Does it matter for the purposes of opposing lease renewal to enable redevelopment if the only reason a landlord is carrying out that redevelopment is to get rid of the tenant? That is the interesting question addressed in the appeal case of S Frances Limited v the Cavendish Hotel (London) Ltd (2017). Ground (f), the redevelopment ground of opposition under the Landlord and Tenant Act 1954, applies if:
“(f) …on the termination of the current tenancy the Landlord intends to demolish or reconstruct the premises comprised in the holding or a substantial part of the premises or to carry out substantial work or construction on the holding or part thereof and … he could not reasonably do so without obtaining possession of the holding.”
The tenant, S Frances Limited, occupies 80 Jermyn Street as a retail art gallery, show room and archive for materials relating to its business.

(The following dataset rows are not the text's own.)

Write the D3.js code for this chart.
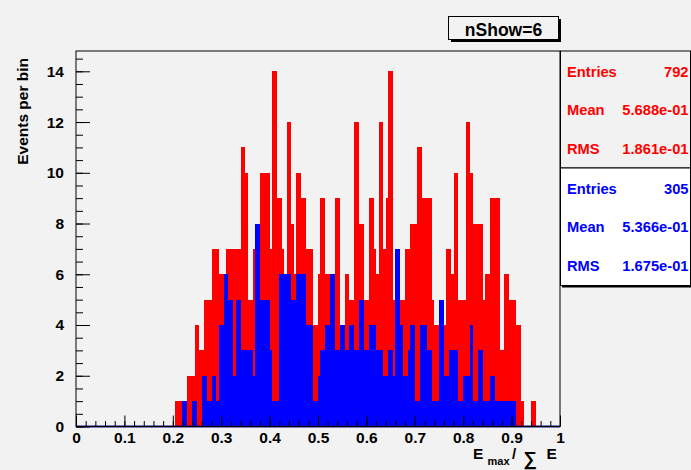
<!DOCTYPE html>
<html><head><meta charset="utf-8">
<script src="https://cdn.jsdelivr.net/npm/d3@7"></script>
<style>
html,body{margin:0;padding:0;background:#f2f2f2;}
svg{display:block;}
text{font-family:"Liberation Sans",Arial,Helvetica,sans-serif;font-weight:bold;}
</style>
</head><body>
<svg id="c" width="691" height="470"></svg>
<script>
// ---------------- data ----------------
const binWidth = 0.005;        // histogram bin width
const firstBinLow = 0.200;     // low edge of the first listed bin
const redCounts = [0,
 1,1,1, 1,1, 2,2,2, 4,4, 3,3, 5,5,5, 7,7,7, 6,6,6, 7,7, 7,7,7,7, 11,11, 10, 5,5, 7, 8,8,
 10,10,10,10, 7, 14,14, 9,9, 7, 6, 12,12, 8, 6, 10,10, 9,9, 7,7,7, 4,4, 6, 9,9, 6,6,6,6,
 9,9, 4,4, 6,6, 5,5, 12,12, 8,8, 5,5, 9,9, 7, 6, 12,12, 7, 9, 14,14, 5, 7,7, 5,5, 7,7,
 8,8,8, 11,11, 9,9,9,9, 5, 4,4, 5,5, 4, 7,7, 6, 10,10, 5,5,5, 12,12, 10, 8,8,8,8, 5, 6,6,
 9,9,9,9, 3,3, 6,6, 5,5,5, 4,4, 1, 0,0,0, 1,1];
const blueCounts = [0,0,0,0,
 1,1, 0,0, 1,1, 0,0, 2,2, 1,1, 2,2, 1, 4,4, 6,6, 5,5, 2, 5,5, 3,3,3,3,3, 2, 8,8,
 5,5,5,5, 3, 1,1,1, 6,6,6,6,6, 5,5, 6,6,6,6, 4,4,4, 1,1, 2, 3,3, 4,4, 6,6, 3,3, 4,4,
 3,3, 4,4, 3,3, 5,5, 3,3, 4,4,4, 3,3,3, 2,2, 3,3, 2, 7,7, 4, 2,2, 3, 4,4, 1,1, 4,4,4,
 3,3, 1,1,1, 5,5, 2,2, 3,3,3,3, 1,1, 2,2,2, 4, 1,1, 3,3, 1,1,1, 2,2,
 1,1,1,1,1,1,1,1,1, 0,0,0,0,0,0,0,0];
const xTickValues = [0,0.1,0.2,0.3,0.4,0.5,0.6,0.7,0.8,0.9,1];
const xTickLabels = ["0","0.1","0.2","0.3","0.4","0.5","0.6","0.7","0.8","0.9","1"];
const yTickValues = [0,2,4,6,8,10,12,14];
const yTickLabels = ["0","2","4","6","8","10","12","14"];
const redStats  = [["Entries","792"],["Mean","5.688e-01"],["RMS","1.861e-01"]];
const blueStats = [["Entries","305"],["Mean","5.366e-01"],["RMS","1.675e-01"]];
const titleText = "nShow=6";
const yTitle = "Events per bin";

// ---------------- drawing ----------------
const RED = "#ff0000", BLUE = "#0000ff", BG = "#f2f2f2";
const FONT = '"Liberation Sans",Arial,Helvetica,sans-serif';
const svg = d3.select("#c");
svg.append("rect").attr("width",691).attr("height",470).attr("fill",BG);

const fx0 = 76, fx1 = 560, fy0 = 426.5, fy1 = 51;
const x = d3.scaleLinear().domain([0,1]).range([fx0,fx1]);
const y = d3.scaleLinear().domain([0,14.8]).range([fy0,fy1]);

function drawHist(counts, color){
  const bins = counts.map((c,i)=>({lo:firstBinLow+i*binWidth, c}));
  svg.append("g").attr("shape-rendering","crispEdges")
    .selectAll("rect").data(bins.filter(b=>b.c>0)).join("rect")
    .attr("x",d=>x(d.lo)).attr("width",d=>x(d.lo+binWidth)-x(d.lo))
    .attr("y",d=>y(d.c)).attr("height",d=>y(0)-y(d.c))
    .attr("fill",color);
}
drawHist(redCounts, RED);
drawHist(blueCounts, BLUE);

// zero-level outline
svg.append("line").attr("x1",x(0)).attr("x2",x(1)).attr("y1",y(0)).attr("y2",y(0))
  .attr("stroke","#101080").attr("stroke-width",2);

// frame
svg.append("rect").attr("x",fx0).attr("y",fy1).attr("width",fx1-fx0).attr("height",fy0-fy1)
  .attr("fill","none").attr("stroke","#000").attr("stroke-width",1);

function styleAxis(g){
  g.select(".domain").remove();
  g.selectAll("line").attr("stroke","#000");
  g.selectAll("text").attr("fill","#000").attr("font-family",FONT)
    .attr("font-weight","bold").attr("font-size","15.5px");
}
// x axis
const gxMinor = svg.append("g").attr("transform",`translate(0,${y(0)})`)
  .call(d3.axisBottom(x).tickValues(d3.range(0,1.0001,0.02)).tickSize(-5.5).tickFormat(""));
styleAxis(gxMinor);
const gx = svg.append("g").attr("transform",`translate(0,${y(0)})`)
  .call(d3.axisBottom(x).tickValues(xTickValues).tickFormat((d,i)=>xTickLabels[i]).tickSize(-11).tickPadding(5.5));
styleAxis(gx);
// y axis
const gyMinor = svg.append("g").attr("transform",`translate(${x(0)},0)`)
  .call(d3.axisLeft(y).tickValues(d3.range(0,14.51,0.5)).tickSize(-7).tickFormat(""));
styleAxis(gyMinor);
const gy = svg.append("g").attr("transform",`translate(${x(0)},0)`)
  .call(d3.axisLeft(y).tickValues(yTickValues).tickFormat((d,i)=>yTickLabels[i]).tickSize(-14).tickPadding(12));
styleAxis(gy);

// y title
svg.append("text").attr("transform","translate(28,58) rotate(-90)")
  .attr("text-anchor","end").attr("font-size","15.5px").text(yTitle);

// x title: E_max / sum E
const xt = svg.append("g");
xt.append("text").attr("x",473).attr("y",459).attr("font-size","15.5px").text("E");
xt.append("text").attr("x",487.5).attr("y",465).attr("font-size","11px").text("max");
xt.append("text").attr("x",512).attr("y",459).attr("font-size","15px").attr("font-weight","normal").text("/");
xt.append("text").attr("x",523.5).attr("y",465).attr("font-size","19px")
  .attr("font-family","DejaVu Sans").attr("font-weight","normal").text("\u2211");
xt.append("text").attr("x",546.5).attr("y",459).attr("font-size","15.5px").text("E");

// title box
svg.append("rect").attr("x",451).attr("y",19).attr("width",110).attr("height",23).attr("fill","#000");
svg.append("rect").attr("x",448.5).attr("y",16.5).attr("width",110).attr("height",23)
  .attr("fill",BG).attr("stroke","#000").attr("stroke-width",1);
svg.append("text").attr("x",503.5).attr("y",35.5).attr("text-anchor","middle")
  .attr("font-size","17.5px").text(titleText);

// stats boxes
function statsBox(stats, top, h, fill, color){
  svg.append("rect").attr("x",562).attr("y",top+2).attr("width",130).attr("height",h).attr("fill","#000");
  svg.append("rect").attr("x",560.5).attr("y",top).attr("width",130).attr("height",h)
    .attr("fill",fill).attr("stroke","#000").attr("stroke-width",1);
  stats.forEach((s,i)=>{
    const by = top + 25.7 + i*38.6;
    svg.append("text").attr("x",567).attr("y",by).attr("fill",color).attr("font-size","14.7px").text(s[0]);
    svg.append("text").attr("x",688.5).attr("y",by).attr("fill",color).attr("font-size","14.7px")
      .attr("text-anchor","end").text(s[1]);
  });
}
statsBox(redStats, 51, 117, BG, RED);
statsBox(blueStats, 168, 117.5, "#ffffff", BLUE);
</script>
</body></html>
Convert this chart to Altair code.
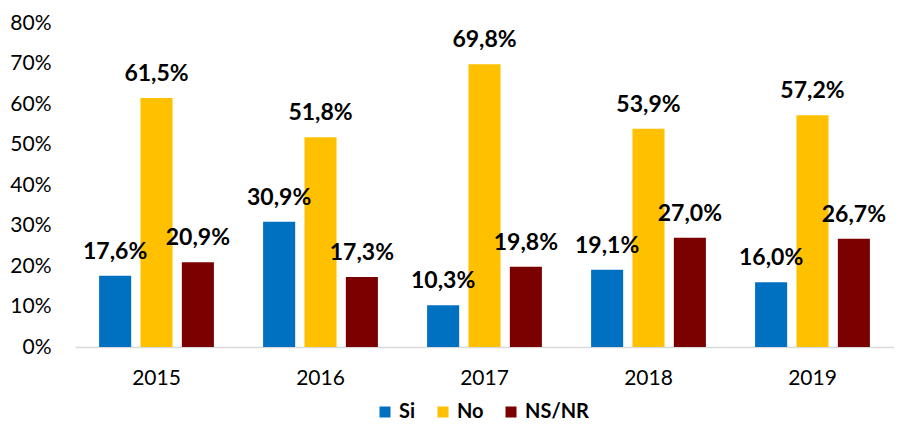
import altair as alt
import pandas as pd

years = ["2015", "2016", "2017", "2018", "2019"]
series = ["Si", "No", "NS/NR"]
si = [17.6, 30.9, 10.3, 19.1, 16.0]
no = [61.5, 51.8, 69.8, 53.9, 57.2]
nsnr = [20.9, 17.3, 19.8, 27.0, 26.7]
colors = ["#0070C0", "#FFC000", "#7B0000"]

rows = []
for i, y in enumerate(years):
    for s, vals in zip(series, [si, no, nsnr]):
        v = vals[i]
        rows.append({"year": y, "serie": s, "value": v / 100.0,
                     "label": f"{v:.1f}%".replace(".", ",")})
df = pd.DataFrame(rows)

FONT = "Lato"

x = alt.X("year:N", title=None,
          scale=alt.Scale(paddingInner=0.3, paddingOuter=0.147),
          axis=alt.Axis(labelAngle=0, labelFontSize=21, labelFont=FONT, labelColor="#000",
                        ticks=False, domainColor="#d9d9d9", domainWidth=1.5, labelPadding=20))
xo = alt.XOffset("serie:N", sort=series, scale=alt.Scale(paddingInner=0.225, paddingOuter=0))
y = alt.Y("value:Q", title=None,
          scale=alt.Scale(domain=[0, 0.8]),
          axis=alt.Axis(format=".0%", values=[0, .1, .2, .3, .4, .5, .6, .7, .8],
                        labelFontSize=21, labelFont=FONT, labelColor="#000",
                        ticks=False, domain=False, grid=False, labelPadding=24))
color = alt.Color("serie:N", sort=series,
                  scale=alt.Scale(domain=series, range=colors),
                  legend=alt.Legend(title=None, orient="none", direction="horizontal",
                                    legendX=300, legendY=379,
                                    symbolType="square", symbolSize=121, symbolStrokeWidth=0,
                                    labelFont=FONT, labelFontSize=20, labelFontWeight="bold",
                                    labelColor="#000", columnPadding=17, labelOffset=4))

base = alt.Chart(df).encode(x=x, xOffset=xo, y=y)
bars = base.mark_bar().encode(color=color)
text = base.mark_text(font=FONT, fontSize=23, fontWeight="bold", baseline="alphabetic",
                      dy=-17, color="#000").encode(text="label:N")

chart = (bars + text).properties(
    width=819, height=324,
    autosize=alt.AutoSizeParams(type="none"),
    padding={"top": 15, "left": 67, "right": 0, "bottom": 78},
).configure_view(stroke=None)

chart.save("out.html", embed_options={"renderer": "svg", "actions": False})
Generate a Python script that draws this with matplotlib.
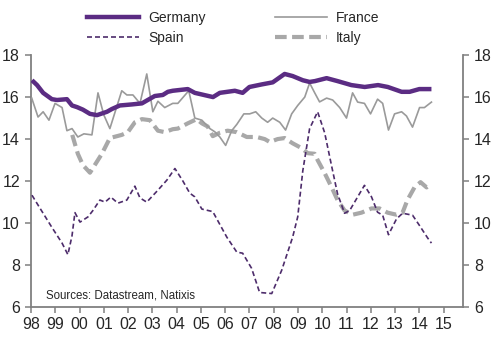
import matplotlib
matplotlib.use("Agg")
import matplotlib.pyplot as plt
from matplotlib.lines import Line2D

plt.rcParams['font.family'] = ['Liberation Sans', 'DejaVu Sans']

# Germany
germany_t = [1998.04, 1998.25, 1998.5, 1998.86, 1999.07, 1999.48, 1999.69, 1999.9,
             2000.14, 2000.43, 2000.72, 2001.13, 2001.33, 2001.66, 2002.16, 2002.57,
             2002.81, 2003.1, 2003.43, 2003.64, 2003.84, 2004.46, 2004.75, 2005.5,
             2005.78, 2006.4, 2006.72, 2007.0, 2007.5, 2007.96, 2008.45, 2008.78,
             2009.2, 2009.48, 2009.7, 2010.18, 2010.63, 2011.2, 2011.75, 2012.3,
             2012.7, 2013.27, 2013.6, 2014.0, 2014.5]
germany_v = [16.8, 16.57, 16.2, 15.9, 15.86, 15.9, 15.6, 15.52,
             15.4, 15.2, 15.14, 15.3, 15.43, 15.6, 15.65, 15.7,
             15.86, 16.05, 16.1, 16.25, 16.3, 16.38, 16.2, 16.0,
             16.2, 16.3, 16.2, 16.48, 16.6, 16.7, 17.1, 17.0,
             16.8, 16.72, 16.76, 16.9, 16.76, 16.57, 16.48, 16.57,
             16.48, 16.25, 16.25, 16.38, 16.38]

# France
france_t = [1998.03, 1998.29, 1998.5, 1998.74, 1998.99, 1999.28, 1999.48, 1999.69,
            1999.93, 2000.18, 2000.51, 2000.76, 2001.0, 2001.25, 2001.74, 2001.95,
            2002.2, 2002.49, 2002.77, 2003.02, 2003.23, 2003.51, 2003.84, 2004.05,
            2004.5, 2004.75, 2005.04, 2005.37, 2005.57, 2005.78, 2006.02, 2006.27,
            2006.48, 2006.77, 2007.01, 2007.26, 2007.51, 2007.75, 2007.96, 2008.25,
            2008.49, 2008.74, 2008.99, 2009.28, 2009.48, 2009.69, 2009.89, 2010.18,
            2010.43, 2010.72, 2011.0, 2011.25, 2011.46, 2011.74, 2011.99, 2012.28,
            2012.49, 2012.73, 2012.98, 2013.27, 2013.47, 2013.72, 2014.01, 2014.21,
            2014.5]
france_v = [15.95, 15.05, 15.3, 14.9, 15.7, 15.5, 14.4, 14.5,
            14.1, 14.25, 14.2, 16.2, 15.15, 14.5, 16.3, 16.1,
            16.1, 15.7, 17.1, 15.3, 15.8, 15.5, 15.7, 15.7,
            16.3, 15.0, 14.9, 14.5, 14.35, 14.1, 13.7, 14.4,
            14.7, 15.2, 15.2, 15.3, 15.0, 14.8, 15.0, 14.8,
            14.43, 15.2, 15.6, 16.0, 16.67, 16.2, 15.77, 15.95,
            15.86, 15.5, 15.0, 16.2, 15.76, 15.7, 15.2, 15.9,
            15.7, 14.43, 15.2, 15.3, 15.1, 14.57, 15.5, 15.5,
            15.76]

# Spain
spain_t = [1998.04, 1998.29, 1998.86, 1999.28, 1999.52, 1999.69, 1999.81, 2000.02,
           2000.35, 2000.55, 2000.84, 2001.05, 2001.29, 2001.58, 2001.95, 2002.28,
           2002.49, 2002.77, 2003.23, 2003.6, 2003.93, 2004.26, 2004.54, 2004.75,
           2005.04, 2005.49, 2006.07, 2006.48, 2006.72, 2007.09, 2007.42, 2007.92,
           2008.33, 2008.78, 2008.99, 2009.2, 2009.48, 2009.81, 2010.1, 2010.39,
           2010.63, 2010.92, 2011.13, 2011.46, 2011.74, 2012.03, 2012.28, 2012.49,
           2012.73, 2013.06, 2013.31, 2013.72, 2014.0, 2014.34, 2014.5]
spain_v = [11.33, 10.86, 9.8, 9.05, 8.5, 9.4, 10.5, 10.05,
           10.3, 10.6, 11.1, 11.0, 11.24, 10.95, 11.1, 11.76,
           11.2, 11.0, 11.57, 12.05, 12.6, 12.0, 11.43, 11.25,
           10.67, 10.55, 9.33, 8.62, 8.57, 7.85, 6.7, 6.65,
           7.76, 9.33, 10.3, 12.5, 14.5, 15.3, 14.3, 12.7,
           11.4, 10.47, 10.6, 11.25, 11.8, 11.25, 10.52, 10.38,
           9.45, 10.2, 10.47, 10.38, 9.9, 9.3, 9.05]

# Italy
italy_t = [1999.7, 1999.93, 2000.14, 2000.35, 2000.43, 2000.92, 2001.25, 2001.74,
           2001.99, 2002.28, 2002.57, 2002.9, 2003.23, 2003.51, 2003.84, 2004.05,
           2004.46, 2004.83, 2005.04, 2005.28, 2005.49, 2005.78, 2006.1, 2006.48,
           2006.89, 2007.3, 2007.63, 2007.84, 2008.16, 2008.45, 2008.78, 2009.15,
           2009.4, 2009.69, 2009.81, 2010.1, 2010.39, 2010.63, 2010.92, 2011.25,
           2011.62, 2012.03, 2012.36, 2012.69, 2013.06, 2013.31, 2013.51, 2013.8,
           2014.05, 2014.3, 2014.5]
italy_v = [14.2, 13.3, 12.76, 12.5, 12.4, 13.3, 14.05, 14.2,
           14.33, 14.8, 14.95, 14.9, 14.4, 14.33, 14.47, 14.5,
           14.75, 14.95, 14.75, 14.6, 14.14, 14.3, 14.4, 14.33,
           14.1, 14.1, 14.0, 13.86, 14.0, 14.05, 13.8, 13.57,
           13.33, 13.3, 13.0, 12.38, 11.7, 11.1, 10.6, 10.4,
           10.5, 10.7, 10.7, 10.5, 10.4, 10.5, 11.1, 11.7,
           11.95, 11.7, 11.85]

year_ticks = list(range(1998, 2016))
year_labels = [f"{y % 100:02d}" for y in year_ticks]
value_ticks = [6, 8, 10, 12, 14, 16, 18]

purple = "#5b2c83"
spain_col = "#4d2c6b"
gray_thin = "#9a9a9a"
gray_thick = "#a8a8a8"
axis_col = "#808080"
text_col = "#262626"

fig = plt.figure(figsize=(5.0, 3.44), dpi=100)
ax = fig.add_axes([0.062, 0.107, 0.864, 0.733])

italy_dash = (2.8, 1.3)
spain_dash = (3.0, 1.8)

ax.plot(italy_t, italy_v, color=gray_thick, lw=3.0, dashes=italy_dash,
        dash_capstyle='butt', zorder=2)
ax.plot(france_t, france_v, color=gray_thin, lw=1.2, zorder=3)
ax.plot(spain_t, spain_v, color=spain_col, lw=1.2, dashes=spain_dash, zorder=4)
ax.plot(germany_t, germany_v, color=purple, lw=3.2, zorder=5,
        solid_joinstyle='round', solid_capstyle='butt')

ax.set_xlim(1998, 2015.8)
ax.set_ylim(6, 18)
ax.set_xticks(year_ticks)
ax.set_xticklabels(year_labels)
ax.set_yticks(value_ticks)

for side in ['left', 'right', 'bottom']:
    ax.spines[side].set_color(axis_col)
    ax.spines[side].set_linewidth(1.3)
ax.spines['top'].set_visible(False)

ax.tick_params(axis='both', direction='out', length=4, width=1.1,
               color=axis_col, labelsize=11.5, labelcolor=text_col, pad=3)
ax.tick_params(axis='y', which='both', left=True, right=True,
               labelleft=True, labelright=True, pad=4)

ax.text(0.035, 0.048, "Sources: Datastream, Natixis", transform=ax.transAxes,
        fontsize=8.3, color=text_col, ha='left', va='center')

handles = [
    Line2D([], [], color=purple, lw=3.2),
    Line2D([], [], color=spain_col, lw=1.2, dashes=spain_dash),
    Line2D([], [], color=gray_thin, lw=1.2),
    Line2D([], [], color=gray_thick, lw=3.0, dashes=italy_dash),
]
labels = ["Germany", "Spain", "France", "Italy"]
fig.legend(handles, labels, ncol=2, frameon=False, fontsize=10,
           loc='upper left', bbox_to_anchor=(0.174, 0.969),
           borderpad=0, borderaxespad=0,
           handlelength=3.75, handletextpad=0.65, columnspacing=5.0,
           labelspacing=0.45, labelcolor=text_col)

fig.savefig("out.png", dpi=100)
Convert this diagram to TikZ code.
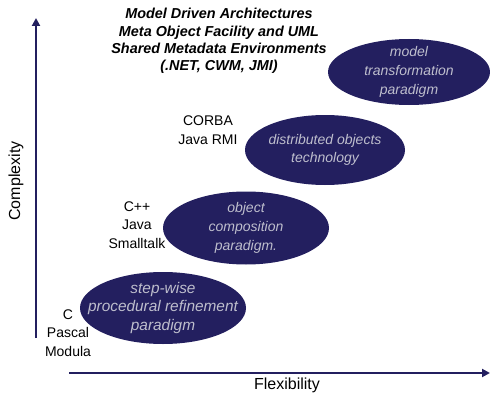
\documentclass[tikz,border=0pt]{standalone}
\usepackage{fontspec}
\setmainfont{Liberation Sans}
\usetikzlibrary{arrows.meta,shapes.geometric}
\definecolor{navy}{RGB}{35,31,95}
\definecolor{paletext}{RGB}{190,190,205}
\tikzset{
  axis/.style={draw=navy, line width=2.6pt, -{Triangle[length=8pt,width=8pt]}},
  axislabel/.style={font=\fontsize{16}{18}\selectfont},
  % the ellipse keeps its given size; the text box does not widen it
  paradigm/.style={ellipse, fill=navy, text=paletext, inner xsep=-40pt, inner ysep=-20pt,
    font=\fontsize{14}{18.7}\selectfont\itshape, align=center},
  lang/.style={text=black, font=\fontsize{14}{18.5}\selectfont, align=center},
}
\begin{document}
\begin{tikzpicture}[x=1pt,y=-1pt]
\useasboundingbox (0,0) rectangle (490,396);
% axes
\coordinate (yfoot) at (36,338);
\coordinate (ytip) at (36,18);
\coordinate (xfoot) at (69,373);
\coordinate (xtip) at (490,373);
\draw[axis] (yfoot) -- (ytip);
\draw[axis] (xfoot) -- (xtip);
\node[axislabel, rotate=90] (complexity) at (16,181) {Complexity};
\node[axislabel] (flexibility) at (287,385) {Flexibility};
% paradigm ellipses
\node[paradigm, minimum width=166pt, minimum height=72pt,
  font=\fontsize{15.4}{18.5}\selectfont\itshape] (stepwise) at (163,308)
  {step-wise\\procedural refinement\\paradigm};
\node[paradigm, minimum width=166pt, minimum height=73pt] (objcomp) at (246,228)
  {object\\composition\\paradigm.};
\node[paradigm, minimum width=160pt, minimum height=70pt] (distobj) at (325,150)
  {distributed objects\\technology};
\node[paradigm, minimum width=162pt, minimum height=66pt] (modeltrans) at (409,72)
  {model\\transformation\\paradigm};
% language labels
\node[lang] (langC) at (68,333) {C\\Pascal\\Modula};
\node[lang] (langCpp) at (137,225) {C++\\Java\\Smalltalk};
\node[lang] (langCorba) at (208,130) {CORBA\\Java RMI};
% headline
\node[font=\fontsize{14.4}{17.3}\selectfont\bfseries\itshape, align=center] (headline) at (219,41)
  {Model Driven Architectures\\Meta Object Facility and UML\\Shared Metadata Environments\\(.NET, CWM, JMI)};
\end{tikzpicture}
\end{document}
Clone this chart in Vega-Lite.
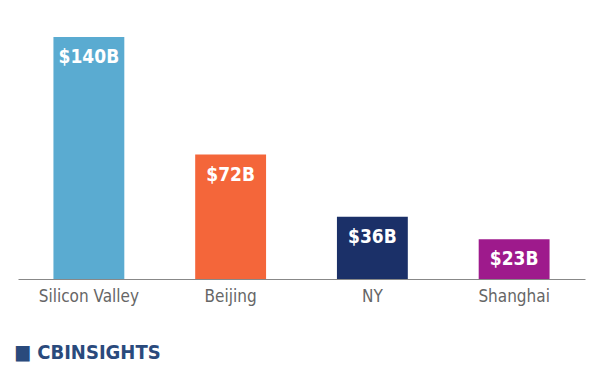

The landlord devised a package of works, aspects of which had been contrived only to satisfy ground (f). For example, the landlord proposed demolishing an internal wall only to immediately replace this with a similar wall. Despite there being little commercial sense in carrying out the works the landlord provided a written undertaking to commence the works as soon as vacant possession has been obtained and to proceed to complete the works.
The tenant appealed the decision on a number of points and this article focuses on three of the main issues.
The appeal decision
Motive versus intention
The landlord had the intention of undertaking the works regardless of their commercial or practical utility as long as they would lead to the eviction of the tenant.
The tenant argued that it was inconceivable that it was Parliament’s intention to allow wealthy landlords to simply subvert the protection which it was conferring on business tenants by promising to do works for the sole purpose of getting a Court order for vacant possession. However, the appeal judge determined that the paragraph deals solely with intention and not motive. The Court may examine what the landlord intends to do and whether he intends to do it but not why he intends to do it. The question of “why” might be highly relevant to the “what” and “whether” questions, because the more commercially unviable or synthetic a project, then the closer the Court will wish to examine the authenticity of the landlord’s intention to do the work. However such scepticism was addressed by the undertaking given by the landlord in this case and so this ground of appeal did not succeed.
What is a reasonable time for commencing the works?
The landlord must intend to carry out the works “on the determination of the current tenancy” which has been held to mean within a short time of the tenancy ending. The trial judge in this case held that a reasonable time for commencing the works was within 12 months of obtaining vacant possession. The appeal judge held that the question of a reasonable time was very much fact-sensitive and that in no other case has a Court been so generous to a landlord as the judge had been in the current case. Therefore the Court was under a particular duty to explain the reasoning and so the tenant was successful on this ground of appeal.
What works should be taken into account when considering whether the ground is satisfied?
It is also necessary for a landlord to show that it could not reasonably do the works without obtaining possession of the holding. The trial judge failed to identify works which could be carried out under the right of re-entry in the lease which would fall outside of ground (f), and accordingly this ground of appeal was also successful.
Motive has never been relevant to ground (f) but the facts of this case are on the extreme end of the spectrum. Landlords who consider there are already sufficient hurdles to overcome in establishing this ground will not welcome the idea of also proving their motives and will no doubt wait to see if there is a further appeal on this point. The other two issues will now be sent back to the County Court for re-determination.